## WORK INSTRUCTIONS
The lines to extract run from the first line of the material below to the line containing "98.0, 99.8, 100.0]", both included; leave the pictures behind.

## COLLECTED MATERIAL
···

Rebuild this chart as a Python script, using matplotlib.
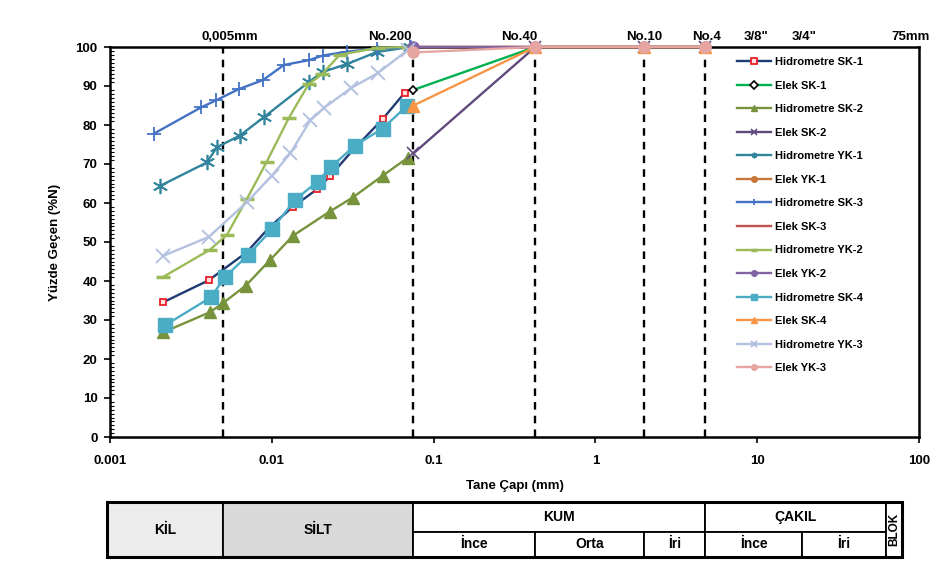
import matplotlib
matplotlib.use("Agg")
import matplotlib.pyplot as plt
from matplotlib.patches import Rectangle
from matplotlib.ticker import MultipleLocator, FixedLocator, FixedFormatter, NullLocator
import matplotlib.transforms as mtransforms

plt.rcParams['font.family'] = ['Liberation Sans', 'DejaVu Sans']
plt.rcParams['font.weight'] = 'bold'

# ---------------- data ----------------
hs1_x = [0.00212, 0.00408, 0.00701, 0.00972, 0.0135, 0.0190, 0.0228, 0.0316, 0.0484, 0.0663]
hs1_y = [34.5, 40.2, 47.4, 53.9, 59.0, 63.5, 66.8, 73.5, 81.5, 88.3]

hs2_x = [0.00212, 0.00414, 0.00498, 0.00690, 0.00972, 0.0135, 0.0228, 0.0316, 0.0484, 0.0692]
hs2_y = [26.8, 32.0, 34.3, 38.8, 45.3, 51.6, 57.8, 61.4, 67.0, 71.6]

hy1_x = [0.00204, 0.00397, 0.00458, 0.00635, 0.00893, 0.0169, 0.0206, 0.0290, 0.0445, 0.0711]
hy1_y = [64.4, 70.4, 74.3, 77.3, 82.0, 91.0, 93.6, 95.6, 98.7, 100.0]

hs3_x = [0.00187, 0.00365, 0.00451, 0.00625, 0.00880, 0.0119, 0.0169, 0.0206, 0.0290, 0.0445, 0.0711]
hs3_y = [77.8, 84.5, 86.3, 89.2, 91.5, 95.4, 96.6, 97.8, 98.8, 99.6, 100.0]

hy2_x = [0.00212, 0.00414, 0.00527, 0.00701, 0.00931, 0.0127, 0.0169, 0.0204, 0.0263, 0.0451, 0.0692]
hy2_y = [41.0, 48.0, 51.8, 61.0, 70.6, 81.7, 90.5, 93.0, 98.0, 99.8, 100.0]

hs4_x = [0.00218, 0.00420, 0.00513, 0.00711, 0.0101, 0.0139, 0.0192, 0.0233, 0.0326, 0.0484, 0.0681]
hs4_y = [28.6, 35.8, 41.0, 46.6, 53.4, 60.8, 65.5, 69.3, 74.7, 79.1, 84.8]

hy3_x = [0.00212, 0.00408, 0.00705, 0.0100, 0.0130, 0.0173, 0.0209, 0.0307, 0.0451, 0.0692]
hy3_y = [46.4, 51.3, 60.3, 67.0, 72.7, 81.2, 84.3, 89.4, 93.3, 99.2]

sieve_x = [0.075, 0.425, 2.0, 4.75]
es1_y = [89.0, 100, 100, 100]
es2_y = [72.7, 100, 100, 100]
ey1_y = [100, 100, 100, 100]
es3_y = [100, 100, 100, 100]
ey2_y = [100, 100, 100, 100]
es4_y = [85.0, 100, 100, 100]
ey3_y = [98.6, 100, 100, 100]

boundary_x = [0.005, 0.075, 0.425, 2.0, 4.75]
top_labels = ['0,005mm', 'No.200', 'No.40', 'No.10', 'No.4', '3/8"', '3/4"', '75mm']
top_label_x = [0.00551, 0.0535, 0.340, 2.0, 4.84, 9.86, 19.5, 89.0]

xticks = [0.001, 0.01, 0.1, 1, 10, 100]
xtick_labels = ['0.001', '0.01', '0.1', '1', '10', '100']

# table column boundaries (mm)
table_edges = [0.00096, 0.005, 0.075, 0.425, 2.0, 4.75, 19.0, 62.5, 78.5]

# ---------------- figure ----------------
W, H = 951, 572
fig = plt.figure(figsize=(W / 100, H / 100), dpi=100)
ax = fig.add_axes([110 / W, (H - 437) / H, 809 / W, 390 / H])
ax.set_xscale('log')
ax.set_xlim(0.001, 100)
ax.set_ylim(0, 100)

lw = 1.7
series = [
    (hs1_x, hs1_y, 'Hidrometre SK-1', dict(color='#1f3b73', marker='s', ms=5, mfc='#ffe0e0', mec='#e8202a', mew=1.3)),
    (sieve_x, es1_y, 'Elek SK-1', dict(color='#00b050', marker='D', ms=4, mfc='white', mec='black', mew=1.2)),
    (hs2_x, hs2_y, 'Hidrometre SK-2', dict(color='#77933c', marker='^', ms=8, mfc='#77933c', mec='#77933c')),
    (sieve_x, es2_y, 'Elek SK-2', dict(color='#604a7b', marker='x', ms=8, mew=1.2)),
    (hy1_x, hy1_y, 'Hidrometre YK-1', dict(color='#31849b', marker=(6, 2, 0), ms=11, mew=1.2)),
    (sieve_x, ey1_y, 'Elek YK-1', dict(color='#c8763a', marker='o', ms=5)),
    (hs3_x, hs3_y, 'Hidrometre SK-3', dict(color='#4472c4', marker='+', ms=10, mew=1.3)),
    (sieve_x, es3_y, 'Elek SK-3', dict(color='#c0504d')),
    (hy2_x, hy2_y, 'Hidrometre YK-2', dict(color='#9bbb59', marker='_', ms=10, mew=2.5)),
    (sieve_x, ey2_y, 'Elek YK-2', dict(color='#8064a2', marker='o', ms=8)),
    (hs4_x, hs4_y, 'Hidrometre SK-4', dict(color='#4bacc6', marker='s', ms=10, mfc='#4bacc6', mec='#4bacc6')),
    (sieve_x, es4_y, 'Elek SK-4', dict(color='#f79646', marker='^', ms=8)),
    (hy3_x, hy3_y, 'Hidrometre YK-3', dict(color='#b4c1e0', marker='x', ms=10, mew=1.4)),
    (sieve_x, ey3_y, 'Elek YK-3', dict(color='#e6a5a0', marker='o', ms=8)),
]
handles = []
for xs, ys, lab, kw in series:
    h, = ax.plot(xs, ys, lw=lw, label=lab, clip_on=False, zorder=3, **kw)
    handles.append(h)

ax.vlines(boundary_x, 0, 100, colors='black', linestyles=(0, (3.2, 2.6)), lw=1.7, zorder=2)

# ticks
ax.xaxis.set_major_locator(FixedLocator(xticks))
ax.xaxis.set_major_formatter(FixedFormatter(xtick_labels))
ax.xaxis.set_minor_locator(NullLocator())
ax.yaxis.set_major_locator(MultipleLocator(10))
ax.yaxis.set_minor_locator(MultipleLocator(1))
ax.tick_params(axis='both', which='major', direction='out', length=4, width=1.2, labelsize=9.5)
ax.tick_params(axis='x', which='major', pad=9)
ax.tick_params(axis='y', which='major', pad=5)
ax.tick_params(axis='y', which='minor', direction='in', length=3, width=0.8)
for lbl in ax.get_xticklabels() + ax.get_yticklabels():
    lbl.set_fontweight('bold')
for s in ax.spines.values():
    s.set_linewidth(1.8)

ax.set_ylabel('Yüzde Geçen (%N)', fontsize=9.5, fontweight='bold', labelpad=10)
ax.set_xlabel('Tane Çapı (mm)', fontsize=9.5, fontweight='bold', labelpad=9)

trans = mtransforms.blended_transform_factory(ax.transData, ax.transAxes)
for x, t in zip(top_label_x, top_labels):
    ax.text(x, 1.026, t, transform=trans, ha='center', va='center', fontsize=9.5, fontweight='bold')

leg = ax.legend(handles=handles, loc='upper left', bbox_to_anchor=(737 / W, (H - 57) / H),
                bbox_transform=fig.transFigure, frameon=False, fontsize=8, labelspacing=1.22,
                handlelength=3.1, handletextpad=0.35, borderpad=0, borderaxespad=0)
for h in leg.legend_handles:
    h.set_markersize(4)

# ---------------- table ----------------
tax = fig.add_axes([110 / W, (H - 557) / H, 809 / W, 55 / H])
tax.set_xscale('log')
tax.set_xlim(0.001, 100)
tax.set_ylim(0, 1)
tax.axis('off')
e = table_edges
split = 0.46
cells = [
    (e[0], e[1], 0, 1, 'KİL', '#ececec'),
    (e[1], e[2], 0, 1, 'SİLT', '#d9d9d9'),
    (e[2], e[5], split, 1, 'KUM', 'white'),
    (e[2], e[3], 0, split, 'İnce', 'white'),
    (e[3], e[4], 0, split, 'Orta', 'white'),
    (e[4], e[5], 0, split, 'İri', 'white'),
    (e[5], e[7], split, 1, 'ÇAKIL', 'white'),
    (e[5], e[6], 0, split, 'İnce', 'white'),
    (e[6], e[7], 0, split, 'İri', 'white'),
    (e[7], e[8], 0, 1, 'BLOK', 'white'),
]
narrow = ['Liberation Sans Narrow', 'Liberation Sans', 'DejaVu Sans']
for x0, x1, y0, y1, lab, fc in cells:
    tax.add_patch(Rectangle((x0, y0), x1 - x0, y1 - y0, facecolor=fc, edgecolor='black',
                            lw=1.3, clip_on=False))
    xm = (x0 * x1) ** 0.5
    rot = 90 if lab == 'BLOK' else 0
    tax.text(xm, (y0 + y1) / 2, lab, ha='center', va='center', fontsize=10 if rot == 0 else 8.5,
             fontweight='bold', family=narrow, rotation=rot, clip_on=False)
tax.add_patch(Rectangle((e[0], 0), e[8] - e[0], 1, facecolor='none', edgecolor='black',
                        lw=2.2, clip_on=False))

fig.savefig('out.png', dpi=100)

···

## ANSWER TO THIS PROBLEM
Rebuild this chart as a Python script, using matplotlib.
import matplotlib
matplotlib.use("Agg")
import matplotlib.pyplot as plt
from matplotlib.patches import Rectangle
from matplotlib.ticker import MultipleLocator, FixedLocator, FixedFormatter, NullLocator
import matplotlib.transforms as mtransforms

plt.rcParams['font.family'] = ['Liberation Sans', 'DejaVu Sans']
plt.rcParams['font.weight'] = 'bold'

# ---------------- data ----------------
hs1_x = [0.00212, 0.00408, 0.00701, 0.00972, 0.0135, 0.0190, 0.0228, 0.0316, 0.0484, 0.0663]
hs1_y = [34.5, 40.2, 47.4, 53.9, 59.0, 63.5, 66.8, 73.5, 81.5, 88.3]

hs2_x = [0.00212, 0.00414, 0.00498, 0.00690, 0.00972, 0.0135, 0.0228, 0.0316, 0.0484, 0.0692]
hs2_y = [26.8, 32.0, 34.3, 38.8, 45.3, 51.6, 57.8, 61.4, 67.0, 71.6]

hy1_x = [0.00204, 0.00397, 0.00458, 0.00635, 0.00893, 0.0169, 0.0206, 0.0290, 0.0445, 0.0711]
hy1_y = [64.4, 70.4, 74.3, 77.3, 82.0, 91.0, 93.6, 95.6, 98.7, 100.0]

hs3_x = [0.00187, 0.00365, 0.00451, 0.00625, 0.00880, 0.0119, 0.0169, 0.0206, 0.0290, 0.0445, 0.0711]
hs3_y = [77.8, 84.5, 86.3, 89.2, 91.5, 95.4, 96.6, 97.8, 98.8, 99.6, 100.0]

hy2_x = [0.00212, 0.00414, 0.00527, 0.00701, 0.00931, 0.0127, 0.0169, 0.0204, 0.0263, 0.0451, 0.0692]
hy2_y = [41.0, 48.0, 51.8, 61.0, 70.6, 81.7, 90.5, 93.0, 98.0, 99.8, 100.0]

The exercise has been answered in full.